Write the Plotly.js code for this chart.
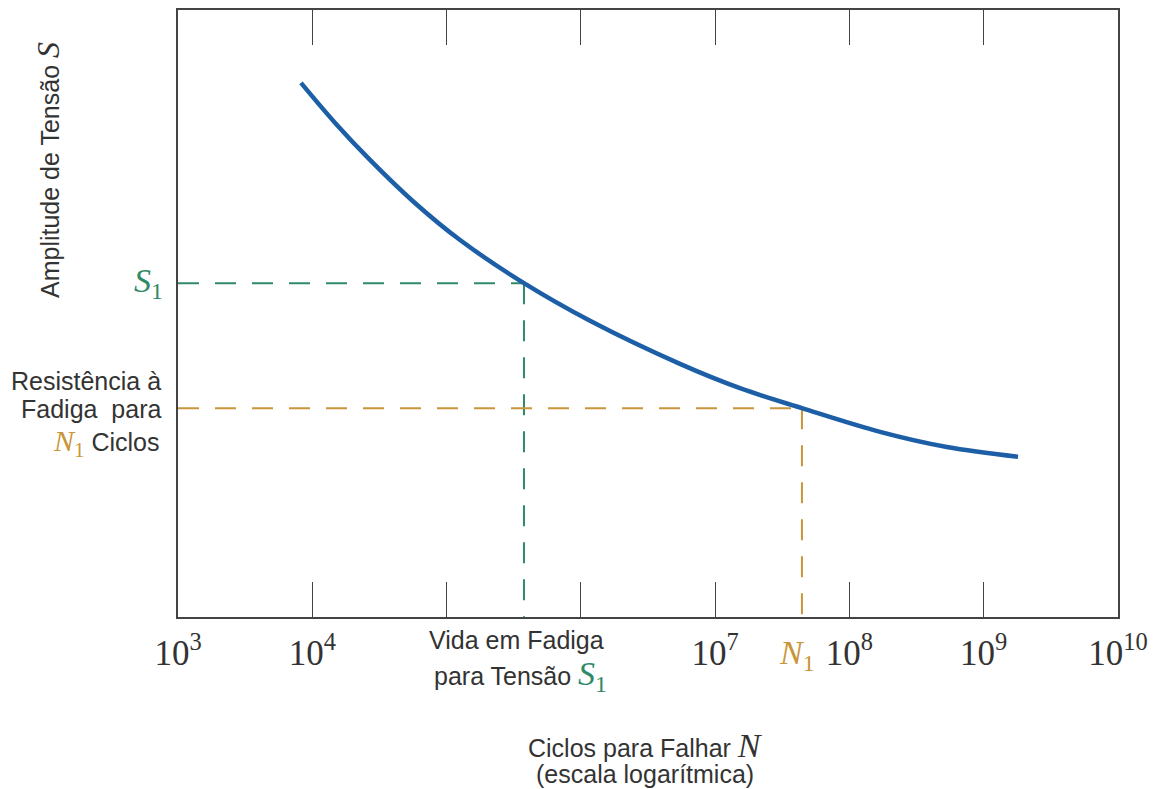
<!DOCTYPE html>
<html><head><meta charset="utf-8">
<script src="https://cdn.plot.ly/plotly-3.0.1.min.js"></script>
<style>html,body{margin:0;padding:0;background:#fff}#chart{width:1167px;height:789px}</style>
</head><body><div id="chart"></div>
<script>
// S-N curve
const cycles = [8.24e3, 1.48e4, 2.69e4, 5.62e4, 1.26e5, 3.77e5, 1.17e6, 5.47e6, 1.53e7, 4.43e7, 1.69e8, 5.32e8, 1.80e9];
const stress = [88.0, 81.4, 75.3, 68.5, 62.1, 55.0, 48.8, 41.7, 37.7, 34.4, 30.5, 28.0, 26.4];
const tickValues = [1e3, 1e4, 1e5, 1e6, 1e7, 1e8, 1e9, 1e10];
const tickLabels = ['10<sup>3</sup>', '10<sup>4</sup>', '', '', '10<sup>7</sup>', '10<sup>8</sup>', '10<sup>9</sup>', '10<sup>10</sup>'];
const S1 = 55.0, N_S1 = 3.77e5;
const N1 = 4.43e7, S_N1 = 34.4;
const xMin = 1e3, yMin = 0;

const green = '#2f8a68', orange = '#c9953a', blue = '#1d5fa6', txt = '#333333';
const serif = 'Liberation Serif, Times New Roman, serif';
const sans = 'Liberation Sans, Arial, sans-serif';

const traces = [
  {x: [xMin, N_S1], y: [S1, S1], mode: 'lines', line: {color: green, width: 2, dash: '21px,16px'}, hoverinfo: 'skip'},
  {x: [N_S1, N_S1], y: [S1, yMin], mode: 'lines', line: {color: green, width: 2, dash: '21px,16px'}, hoverinfo: 'skip'},
  {x: [xMin, N1], y: [S_N1, S_N1], mode: 'lines', line: {color: orange, width: 2, dash: '21px,16px'}, hoverinfo: 'skip'},
  {x: [N1, N1], y: [S_N1, yMin], mode: 'lines', line: {color: orange, width: 2, dash: '21px,16px'}, hoverinfo: 'skip'},
  {x: cycles, y: stress, mode: 'lines', line: {color: blue, width: 4.5, shape: 'spline', smoothing: 1}}
];

const ann = (o) => Object.assign({showarrow: false, xref: 'paper', yref: 'paper'}, o);
const layout = {
  width: 1167, height: 789,
  margin: {l: 178, r: 49, t: 10, b: 172},
  paper_bgcolor: '#fff', plot_bgcolor: '#fff',
  showlegend: false,
  xaxis: {
    type: 'log', range: [3, 10], tickvals: tickValues, ticktext: tickLabels,
    ticks: 'inside', ticklen: 35, tickwidth: 1.2, tickcolor: '#444',
    showline: true, linecolor: '#444', linewidth: 2, mirror: 'allticks',
    showgrid: false, zeroline: false,
    tickfont: {family: serif, size: 35, color: txt},
    ticklabelstandoff: 4
  },
  yaxis: {
    range: [0, 100], showticklabels: false, ticks: '',
    showline: true, linecolor: '#444', linewidth: 2, mirror: true,
    showgrid: false, zeroline: false
  },
  annotations: [
    ann({text: 'Amplitude de Tensão <span style="font-family:Liberation Serif;font-style:italic;font-size:32px">S</span>', textangle: -90, font: {family: sans, size: 25, color: txt}, xanchor: 'center', yanchor: 'middle'}),
    ann({text: '<i>S</i><sub>1</sub>', font: {family: serif, size: 34, color: green}, xanchor: 'right', yanchor: 'middle'}),
    ann({text: 'Resistência à', font: {family: sans, size: 25, color: txt}, xanchor: 'right', yanchor: 'middle'}),
    ann({text: 'Fadiga  para', font: {family: sans, size: 25, color: txt}, xanchor: 'right', yanchor: 'middle'}),
    ann({text: '<span style="font-family:Liberation Serif;color:' + orange + ';font-size:30px"><i>N</i><sub>1</sub></span> Ciclos', font: {family: sans, size: 25, color: txt}, xanchor: 'right', yanchor: 'middle'}),
    ann({text: 'Vida em Fadiga', font: {family: sans, size: 25, color: txt}, xanchor: 'center', yanchor: 'middle'}),
    ann({text: 'para Tensão <span style="font-family:Liberation Serif;color:' + green + ';font-size:34px"><i>S</i><sub>1</sub></span>', font: {family: sans, size: 25, color: txt}, xanchor: 'center', yanchor: 'middle'}),
    ann({text: '<i>N</i><sub>1</sub>', font: {family: serif, size: 34, color: orange}, xanchor: 'center', yanchor: 'middle'}),
    ann({text: 'Ciclos para Falhar <span style="font-family:Liberation Serif;font-size:34px"><i>N</i></span>', font: {family: sans, size: 25, color: txt}, xanchor: 'center', yanchor: 'middle'}),
    ann({text: '(escala logarítmica)', font: {family: sans, size: 25, color: txt}, xanchor: 'center', yanchor: 'middle'})
  ]
};

// place annotations in pixel terms relative to the plot area
const plotL = 178, plotT = 10, plotW = 1167 - 178 - 49, plotH = 789 - 10 - 172;
const px = (x) => (x - plotL) / plotW;
const py = (y) => (plotT + plotH - y) / plotH;
const pos = [[48, 170], [165, 283], [163, 381], [163, 409], [162, 443], [516, 640], [520, 676], [797, 655], [645, 745], [645, 774]];
layout.annotations.forEach((a, i) => { a.x = px(pos[i][0]); a.y = py(pos[i][1]); });

Plotly.newPlot('chart', traces, layout, {displayModeBar: false, staticPlot: true});
</script></body></html>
|---|
▸ **EXERCISE**: Set down the material exactly, every line of it, except for the pictures.

▸ **RESPONSE BELOW**:
Write the Plotly.js code for this chart.
<!DOCTYPE html>
<html><head><meta charset="utf-8">
<script src="https://cdn.plot.ly/plotly-3.0.1.min.js"></script>
<style>html,body{margin:0;padding:0;background:#fff}#chart{width:1167px;height:789px}</style>
</head><body><div id="chart"></div>
<script>
// S-N curve
const cycles = [8.24e3, 1.48e4, 2.69e4, 5.62e4, 1.26e5, 3.77e5, 1.17e6, 5.47e6, 1.53e7, 4.43e7, 1.69e8, 5.32e8, 1.80e9];
const stress = [88.0, 81.4, 75.3, 68.5, 62.1, 55.0, 48.8, 41.7, 37.7, 34.4, 30.5, 28.0, 26.4];
const tickValues = [1e3, 1e4, 1e5, 1e6, 1e7, 1e8, 1e9, 1e10];
const tickLabels = ['10<sup>3</sup>', '10<sup>4</sup>', '', '', '10<sup>7</sup>', '10<sup>8</sup>', '10<sup>9</sup>', '10<sup>10</sup>'];
const S1 = 55.0, N_S1 = 3.77e5;
const N1 = 4.43e7, S_N1 = 34.4;
const xMin = 1e3, yMin = 0;

const green = '#2f8a68', orange = '#c9953a', blue = '#1d5fa6', txt = '#333333';
const serif = 'Liberation Serif, Times New Roman, serif';
const sans = 'Liberation Sans, Arial, sans-serif';

const traces = [
  {x: [xMin, N_S1], y: [S1, S1], mode: 'lines', line: {color: green, width: 2, dash: '21px,16px'}, hoverinfo: 'skip'},
  {x: [N_S1, N_S1], y: [S1, yMin], mode: 'lines', line: {color: green, width: 2, dash: '21px,16px'}, hoverinfo: 'skip'},
  {x: [xMin, N1], y: [S_N1, S_N1], mode: 'lines', line: {color: orange, width: 2, dash: '21px,16px'}, hoverinfo: 'skip'},
  {x: [N1, N1], y: [S_N1, yMin], mode: 'lines', line: {color: orange, width: 2, dash: '21px,16px'}, hoverinfo: 'skip'},
  {x: cycles, y: stress, mode: 'lines', line: {color: blue, width: 4.5, shape: 'spline', smoothing: 1}}
];

const ann = (o) => Object.assign({showarrow: false, xref: 'paper', yref: 'paper'}, o);
const layout = {
  width: 1167, height: 789,
  margin: {l: 178, r: 49, t: 10, b: 172},
  paper_bgcolor: '#fff', plot_bgcolor: '#fff',
  showlegend: false,
  xaxis: {
    type: 'log', range: [3, 10], tickvals: tickValues, ticktext: tickLabels,
    ticks: 'inside', ticklen: 35, tickwidth: 1.2, tickcolor: '#444',
    showline: true, linecolor: '#444', linewidth: 2, mirror: 'allticks',
    showgrid: false, zeroline: false,
    tickfont: {family: serif, size: 35, color: txt},
    ticklabelstandoff: 4
  },
  yaxis: {
    range: [0, 100], showticklabels: false, ticks: '',
    showline: true, linecolor: '#444', linewidth: 2, mirror: true,
    showgrid: false, zeroline: false
  },
  annotations: [
    ann({text: 'Amplitude de Tensão <span style="font-family:Liberation Serif;font-style:italic;font-size:32px">S</span>', textangle: -90, font: {family: sans, size: 25, color: txt}, xanchor: 'center', yanchor: 'middle'}),
    ann({text: '<i>S</i><sub>1</sub>', font: {family: serif, size: 34, color: green}, xanchor: 'right', yanchor: 'middle'}),
    ann({text: 'Resistência à', font: {family: sans, size: 25, color: txt}, xanchor: 'right', yanchor: 'middle'}),
    ann({text: 'Fadiga  para', font: {family: sans, size: 25, color: txt}, xanchor: 'right', yanchor: 'middle'}),
    ann({text: '<span style="font-family:Liberation Serif;color:' + orange + ';font-size:30px"><i>N</i><sub>1</sub></span> Ciclos', font: {family: sans, size: 25, color: txt}, xanchor: 'right', yanchor: 'middle'}),
    ann({text: 'Vida em Fadiga', font: {family: sans, size: 25, color: txt}, xanchor: 'center', yanchor: 'middle'}),
    ann({text: 'para Tensão <span style="font-family:Liberation Serif;color:' + green + ';font-size:34px"><i>S</i><sub>1</sub></span>', font: {family: sans, size: 25, color: txt}, xanchor: 'center', yanchor: 'middle'}),
    ann({text: '<i>N</i><sub>1</sub>', font: {family: serif, size: 34, color: orange}, xanchor: 'center', yanchor: 'middle'}),
    ann({text: 'Ciclos para Falhar <span style="font-family:Liberation Serif;font-size:34px"><i>N</i></span>', font: {family: sans, size: 25, color: txt}, xanchor: 'center', yanchor: 'middle'}),
    ann({text: '(escala logarítmica)', font: {family: sans, size: 25, color: txt}, xanchor: 'center', yanchor: 'middle'})
  ]
};

// place annotations in pixel terms relative to the plot area
const plotL = 178, plotT = 10, plotW = 1167 - 178 - 49, plotH = 789 - 10 - 172;
const px = (x) => (x - plotL) / plotW;
const py = (y) => (plotT + plotH - y) / plotH;
const pos = [[48, 170], [165, 283], [163, 381], [163, 409], [162, 443], [516, 640], [520, 676], [797, 655], [645, 745], [645, 774]];
layout.annotations.forEach((a, i) => { a.x = px(pos[i][0]); a.y = py(pos[i][1]); });

Plotly.newPlot('chart', traces, layout, {displayModeBar: false, staticPlot: true});
</script></body></html>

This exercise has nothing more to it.